Tarea difícil. Nínive era conocida como una ciudad sin ningún tipo de moralidad. Era uno de esos lugares donde se podía hacer absolutamente de todo. La gente extorsionaba a los demás, abusaba, mataba… El desorden sexual era inmenso y la ciudad, además, era enorme. Tres días hacían falta para recorrerla, dice la Escritura.
Jonás, el profeta, recibe entonces la misión de ir allí para predicar la conversión. Él se veía pequeño en una ciudad tan grande, honrado en medio de una población corrupta, creyente en una sociedad que odiaba a Dios… un enano predicando entre gigantes. Jonás tiene miedo de ir allá. No puede. No quiere.
Sufre, pero al final toma una decisión. Se encamina al puerto y compra pasaje para ir al lugar más lejano y opuesto a Nínive: la costa occidental del Mediterráneo, la actual Andalucía. Quiere huir de Dios y de su proyecto. En medio del viaje, una violenta tormenta azota al barco.
Los tripulantes sospechan que es ocasionada porque alguno entre ellos no está a buenas con Dios.
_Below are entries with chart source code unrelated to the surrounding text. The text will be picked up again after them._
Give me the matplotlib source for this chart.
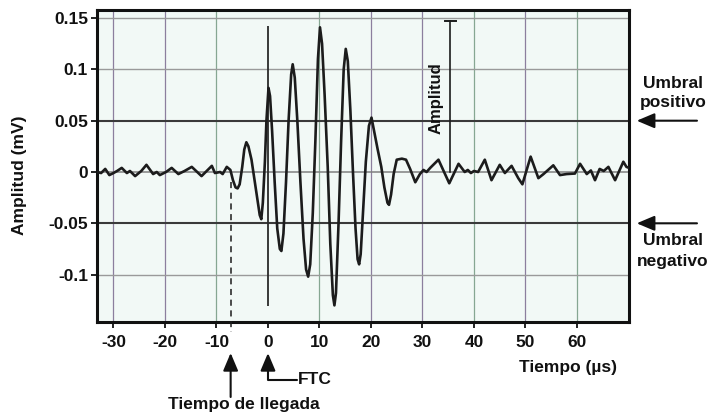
import matplotlib
matplotlib.use('Agg')
import matplotlib.pyplot as plt

# ---- data ----
time_us = [-33.2, -32.4, -31.6, -30.8, -30.0, -29.3, -28.4, -27.4, -26.8, -25.8,
           -24.6, -23.6, -22.3, -21.6, -21.0, -19.8, -18.7, -17.4, -16.2, -14.8,
           -12.9, -10.9, -10.3, -9.3, -8.8, -8.0, -7.3, -6.8, -6.3, -5.9,
           -5.5, -5.0, -4.6, -4.2, -3.8, -3.2, -2.6, -2.0, -1.6, -1.3,
           -1.0, -0.6, -0.3, 0.1, 0.4, 0.8, 1.3, 1.8, 2.3, 2.6,
           3.0, 3.5, 4.0, 4.5, 4.8, 5.2, 5.7, 6.3, 6.9, 7.4,
           7.8, 8.2, 8.7, 9.2, 9.7, 10.1, 10.5, 11.0, 11.6, 12.1,
           12.6, 12.9, 13.2, 13.7, 14.2, 14.7, 15.1, 15.5, 16.0, 16.5,
           17.0, 17.4, 17.7, 18.0, 18.5, 19.0, 19.6, 20.1, 20.6, 21.3,
           22.0, 22.6, 23.2, 23.5, 23.9, 24.4, 25.0, 26.0, 26.8, 27.6,
           28.6, 29.5, 30.2, 30.8, 31.5, 33.1, 34.2, 35.2, 37.0, 38.2,
           38.8, 39.4, 40.0, 40.8, 42.1, 43.4, 45.0, 46.0, 47.3, 48.6,
           49.4, 51.0, 52.5, 53.5, 55.4, 56.7, 58.0, 59.6, 60.6, 61.9,
           62.7, 63.5, 64.4, 65.2, 66.1, 67.4, 69.0, 69.6, 70.1]
amplitude_mv = [0.000, -0.001, 0.003, -0.003, -0.001, 0.001, 0.004, -0.001, 0.001, -0.004,
                0.001, 0.007, -0.002, 0.000, -0.003, 0.000, 0.004, -0.002, 0.001, 0.005,
                -0.004, 0.006, -0.001, 0.000, -0.002, 0.005, 0.002, -0.008, -0.015, -0.016,
                -0.012, 0.005, 0.022, 0.029, 0.025, 0.012, -0.008, -0.028, -0.042, -0.046,
                -0.030, 0.010, 0.050, 0.082, 0.074, 0.040, -0.010, -0.055, -0.075, -0.077,
                -0.060, -0.010, 0.050, 0.095, 0.105, 0.092, 0.050, -0.010, -0.065, -0.095,
                -0.102, -0.090, -0.040, 0.030, 0.110, 0.141, 0.125, 0.075, 0.005, -0.070,
                -0.120, -0.130, -0.118, -0.050, 0.030, 0.100, 0.120, 0.108, 0.060, 0.000,
                -0.055, -0.085, -0.090, -0.080, -0.035, 0.010, 0.045, 0.053, 0.040, 0.022,
                0.005, -0.015, -0.030, -0.032, -0.022, -0.002, 0.012, 0.013, 0.012, 0.003,
                -0.010, -0.002, 0.002, 0.000, 0.004, 0.012, 0.000, -0.011, 0.008, 0.000,
                0.002, -0.001, 0.001, 0.000, 0.012, -0.008, 0.007, -0.001, 0.006, -0.006,
                -0.012, 0.015, -0.006, -0.002, 0.0065, -0.003, -0.002, -0.0015, 0.008, -0.002,
                0.0015, -0.008, 0.003, 0.001, 0.005, -0.008, 0.010, 0.005, 0.004]

x_ticks = [-30, -20, -10, 0, 10, 20, 30, 40, 50, 60]
x_tick_labels = ['-30', '-20', '-10', '0', '10', '20', '30', '40', '50', '60']
y_ticks = [-0.1, -0.05, 0, 0.05, 0.1, 0.15]
y_tick_labels = ['-0.1', '-0.05', '0', '0.05', '0.1', '0.15']

threshold_pos = 0.05
threshold_neg = -0.05
arrival_time = -7.25
ftc_time = 0.0
amplitude_marker_x = 35.3
amplitude_marker_top = 0.1475

plt.rcParams['font.family'] = ['Liberation Sans', 'DejaVu Sans']
plt.rcParams['font.weight'] = 'bold'

fig = plt.figure(figsize=(7.13, 4.13), dpi=100)
ax = fig.add_axes([97/713, 1-322/413, (629-97)/713, (322-10)/413])
ax.set_facecolor('#f2f9f6')
ax.set_xlim(-33.2, 70.1)
ax.set_ylim(-0.1462, 0.1579)

# grid
vgrid_colors = ['#8c7f9e', '#8c7f9e', '#86a792', None, '#86a792',
                '#8c7f9e', '#8c7f9e', '#86a792', '#8c7f9e', '#86a792']
for xt, c in zip(x_ticks, vgrid_colors):
    if c is not None:
        ax.axvline(xt, color=c, lw=0.9, zorder=1)
for yt in y_ticks:
    if yt in (threshold_pos, threshold_neg):
        ax.axhline(yt, color='#3a3a3a', lw=1.5, zorder=1)
    elif yt == 0:
        ax.axhline(yt, color='#808080', lw=1.1, zorder=1)
    else:
        ax.axhline(yt, color='#9a9a9a', lw=1.0, zorder=1)

# FTC vertical line
ax.vlines(ftc_time, -0.131, 0.142, color='#2a2a2a', lw=1.3, zorder=2)

# waveform
ax.plot(time_us, amplitude_mv, color='#1c1c1c', lw=1.9, zorder=3,
        solid_joinstyle='round')

# arrival dashed line
ax.plot([arrival_time, arrival_time], [-0.0094, -0.156], color='#1c1c1c',
        lw=1.1, ls=(0, (4, 3)), zorder=3, clip_on=False)

# amplitude marker
ax.plot([amplitude_marker_x, amplitude_marker_x], [0, amplitude_marker_top],
        color='#1c1c1c', lw=1.2, zorder=4)
ax.plot([amplitude_marker_x - 1.0, amplitude_marker_x + 1.3],
        [amplitude_marker_top, amplitude_marker_top], color='#1c1c1c', lw=1.4, zorder=4)
ax.text(32.6, 0.072, 'Amplitud', rotation=90, ha='center', va='center',
        fontsize=12, fontweight='bold', color='#111111')

# ticks
ax.set_xticks(x_ticks)
ax.set_xticklabels(x_tick_labels)
ax.set_yticks(y_ticks)
ax.set_yticklabels(y_tick_labels)
ax.tick_params(axis='both', direction='out', length=4.5, width=1.3,
               labelsize=12.5, colors='#111111')
ax.tick_params(axis='x', pad=5)
ax.tick_params(axis='y', pad=2)
for lab in ax.get_xticklabels() + ax.get_yticklabels():
    lab.set_fontweight('bold')
for sp in ax.spines.values():
    sp.set_linewidth(2.2)
    sp.set_color('#111111')

fig.text(20/713, 1-175/413, 'Amplitud (mV)', rotation=90, ha='center', va='center',
         fontsize=12.5, fontweight='bold', color='#111111')

arrow_kw = dict(arrowstyle='-|>,head_length=0.9,head_width=0.38', color='#111111',
                lw=1.5, mutation_scale=12, shrinkA=0, shrinkB=0)

# Tiempo de llegada arrow
ax.annotate('', xy=(arrival_time, -0.1764), xytext=(arrival_time, -0.2193),
            arrowprops=arrow_kw, annotation_clip=False)
ax.text(-4.75, -0.2265, 'Tiempo de llegada', ha='center', va='center',
        fontsize=12.5, fontweight='bold', color='#111111')

# FTC elbow arrow
ax.annotate('', xy=(ftc_time, -0.1764), xytext=(5.6, -0.2027),
            arrowprops=dict(connectionstyle='angle,angleA=0,angleB=90,rad=0', **arrow_kw),
            annotation_clip=False)
ax.text(5.9, -0.2027, 'FTC', ha='left', va='center',
        fontsize=12.5, fontweight='bold', color='#111111')

ax.text(58.3, -0.191, 'Tiempo (µs)', ha='center', va='center',
        fontsize=12.5, fontweight='bold', color='#111111')

# threshold arrows
for yv in (threshold_pos, threshold_neg):
    ax.annotate('', xy=(71.6, yv), xytext=(83.3, yv), arrowprops=arrow_kw,
                annotation_clip=False)
ax.text(78.6, 0.0867, 'Umbral', ha='center', va='center', fontsize=12.5,
        fontweight='bold', color='#111111')
ax.text(78.6, 0.0680, 'positivo', ha='center', va='center', fontsize=12.5,
        fontweight='bold', color='#111111')
ax.text(78.6, -0.0663, 'Umbral', ha='center', va='center', fontsize=12.5,
        fontweight='bold', color='#111111')
ax.text(78.6, -0.0877, 'negativo', ha='center', va='center', fontsize=12.5,
        fontweight='bold', color='#111111')

fig.savefig('out.png', dpi=100)
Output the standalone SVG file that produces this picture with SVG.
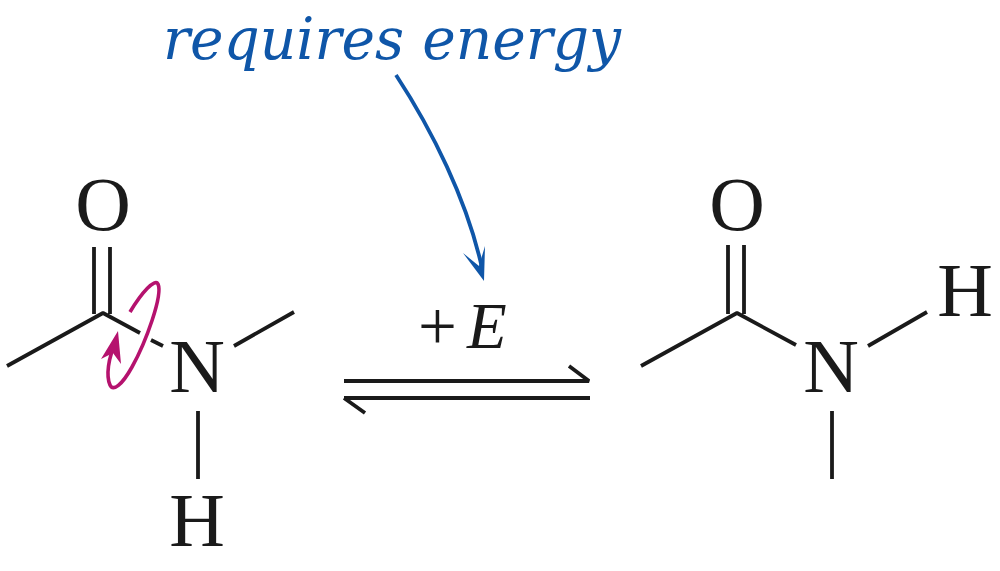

La nave amenaza con hundirse, si no sucede algo; Jonás reconoce su culpa ante todos… y es arrojado por la borda. La mar se calma, y un cetáceo traga a Jonás que, después de tres días, es dejado en tierra.
Por fin, el profeta entendió que debía ir a Nínive. Predicó la palabra de Dios, les animó a la conversión de sus malas actitudes y sus pecados. Y, sorprendentemente, le escucharon. Aquellos ninivitas se dedicaron a la oración y a la penitencia por la predicación del insignificante profeta, y salvaron la ciudad. Hoy Jesús nos anima a pensar: ¿cómo son tu oración y tu penitencia, que no están inspiradas por la predicación de Jonás, sino por la del mismo Hijo de Dios?